* INFORMATION PROVIDED *
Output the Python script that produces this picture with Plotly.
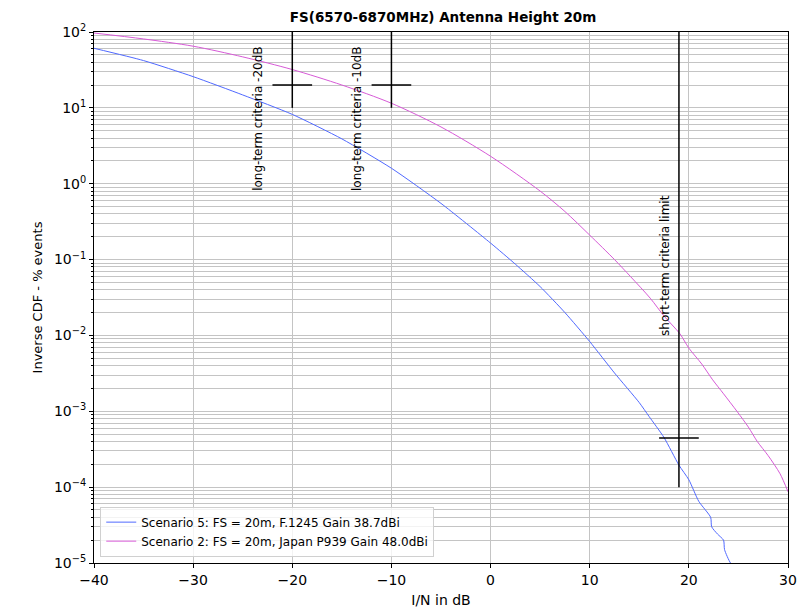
import plotly.graph_objects as go
import numpy as np

# Scenario 5 (blue)
s5_x = [-40, -35, -30, -25, -20, -15, -10, -5, 0, 2.5, 5, 7.5, 10, 12.5, 15, 16, 17.5, 19, 20, 21, 22.2, 22.3, 22.9, 23.5, 23.6, 24.2, 25]
s5_y = [61, 42, 25.8, 14.8, 8.2, 3.9, 1.6, 0.55, 0.165, 0.087, 0.044, 0.02, 0.0083, 0.0032, 0.0013, 8.5e-4, 4.5e-4, 1.95e-4, 1.25e-4, 6.5e-5, 4e-5, 3e-5, 2.4e-5, 2e-5, 1.5e-5, 1e-5, 8e-6]

# Scenario 2 (magenta)
s2_x = [-40, -35, -30, -25, -20, -15, -10, -5, 0, 5, 7.5, 10, 12.5, 14.1, 16.1, 17.5, 19.1, 20, 21.3, 22.4, 23.5, 24.9, 26, 26.9, 28, 29.2, 30]
s2_y = [97, 81, 65, 47, 32, 20, 11.5, 5.6, 2.3, 0.8, 0.43, 0.21, 0.1, 0.06, 0.031, 0.018, 0.0105, 0.0068, 0.0042, 0.0026, 0.0017, 0.00098, 0.00062, 0.0004, 0.00026, 0.00015, 0.000087]

s5_name = "Scenario 5: FS = 20m, F.1245 Gain 38.7dBi"
s2_name = "Scenario 2: FS = 20m, Japan P939 Gain 48.0dBi"

# Y tick labels
y_tickvals = [1e-5, 1e-4, 1e-3, 1e-2, 1e-1, 1e0, 1e1, 1e2]
y_ticktext = ["10<sup>\u22125</sup>", "10<sup>\u22124</sup>", "10<sup>\u22123</sup>", "10<sup>\u22122</sup>",
              "10<sup>\u22121</sup>", "10<sup>0</sup>", "10<sup>1</sup>", "10<sup>2</sup>"]

# Criteria markers
lt_x = [-20, -10]
lt_labels = ["long-term criteria -20dB", "long-term criteria -10dB"]
lt_y_point = 20
lt_y_range = [10, 100]
lt_half_width = 2

st_x = 19
st_label = "short-term criteria limit"
st_y_point = 4.45e-4
st_y_range = [1e-4, 100]
st_half_width = 2

fig = go.Figure()
fig.add_trace(go.Scatter(x=s5_x, y=s5_y, mode="lines", name=s5_name,
                         line=dict(color="rgb(80,105,255)", width=1, shape="spline", smoothing=0.6)))
fig.add_trace(go.Scatter(x=s2_x, y=s2_y, mode="lines", name=s2_name,
                         line=dict(color="rgb(215,90,215)", width=1, shape="spline", smoothing=0.8)))

for xv in lt_x:
    fig.add_trace(go.Scatter(x=[xv, xv], y=lt_y_range, mode="lines", showlegend=False,
                             line=dict(color="black", width=1.5), hoverinfo="skip"))
    fig.add_trace(go.Scatter(x=[xv - lt_half_width, xv + lt_half_width], y=[lt_y_point, lt_y_point],
                             mode="lines", showlegend=False,
                             line=dict(color="black", width=1.5), hoverinfo="skip"))
fig.add_trace(go.Scatter(x=[st_x, st_x], y=st_y_range, mode="lines", showlegend=False,
                         line=dict(color="black", width=1.5), hoverinfo="skip"))
fig.add_trace(go.Scatter(x=[st_x - st_half_width, st_x + st_half_width], y=[st_y_point, st_y_point],
                         mode="lines", showlegend=False,
                         line=dict(color="black", width=1.5), hoverinfo="skip"))

ann = []
for xv, lab in zip(lt_x, lt_labels):
    ann.append(dict(x=xv - 3.45, y=np.log10(0.76), text=lab, textangle=-90, showarrow=False,
                    xanchor="center", yanchor="bottom", font=dict(size=12, color="black")))
ann.append(dict(x=st_x - 1.35, y=np.log10(0.0093), text=st_label, textangle=-90, showarrow=False,
                xanchor="center", yanchor="bottom", font=dict(size=12, color="black")))

grid_c = "#c4c4c4"
fig.update_layout(
    width=799, height=610,
    margin=dict(l=94, r=11, t=32, b=47, autoexpand=False),
    paper_bgcolor="white", plot_bgcolor="white",
    font=dict(family="DejaVu Sans", size=12, color="black"),
    title=dict(text="<b>FS(6570-6870MHz) Antenna Height 20m</b>", x=0.5545, xanchor="center",
               y=0.972, yanchor="middle", font=dict(size=13.5)),
    annotations=ann,
    legend=dict(x=0.009, y=0.012, xanchor="left", yanchor="bottom",
                bgcolor="rgba(255,255,255,0.8)", bordercolor="#d0d0d0", borderwidth=1,
                font=dict(size=12), tracegroupgap=0),
    showlegend=True,
)
fig.update_xaxes(range=[-40, 30], dtick=10, tick0=0, showgrid=True, gridcolor=grid_c, gridwidth=1,
                 showline=True, linecolor="black", linewidth=1, mirror=True, automargin=False,
                 ticks="outside", ticklen=4, tickcolor="black", zeroline=False,
                 title=dict(text="I/N in dB", standoff=8, font=dict(size=14)), tickfont=dict(size=14))
fig.update_yaxes(type="log", range=[-5, 2], tickmode="array", tickvals=y_tickvals, ticktext=y_ticktext,
                 showgrid=True, gridcolor=grid_c, gridwidth=1, automargin=False,
                 showline=True, linecolor="black", linewidth=1, mirror=True,
                 ticks="outside", ticklen=4, tickcolor="black", zeroline=False,
                 minor=dict(dtick="D1", showgrid=True, gridcolor=grid_c, gridwidth=1,
                            ticks="outside", ticklen=2, tickcolor="black"),
                 title=dict(text="Inverse CDF - % events", standoff=8, font=dict(size=13)),
                 tickfont=dict(size=14))

fig.write_html("out.html")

* YOUR GOAL *
Exactly as written, please give again the lines from the beginning of the listing through the line containing "import numpy as np", inclusive, without any pictures.

* ANSWER FOR THIS EXERCISE *
Output the Python script that produces this picture with Plotly.
import plotly.graph_objects as go
import numpy as np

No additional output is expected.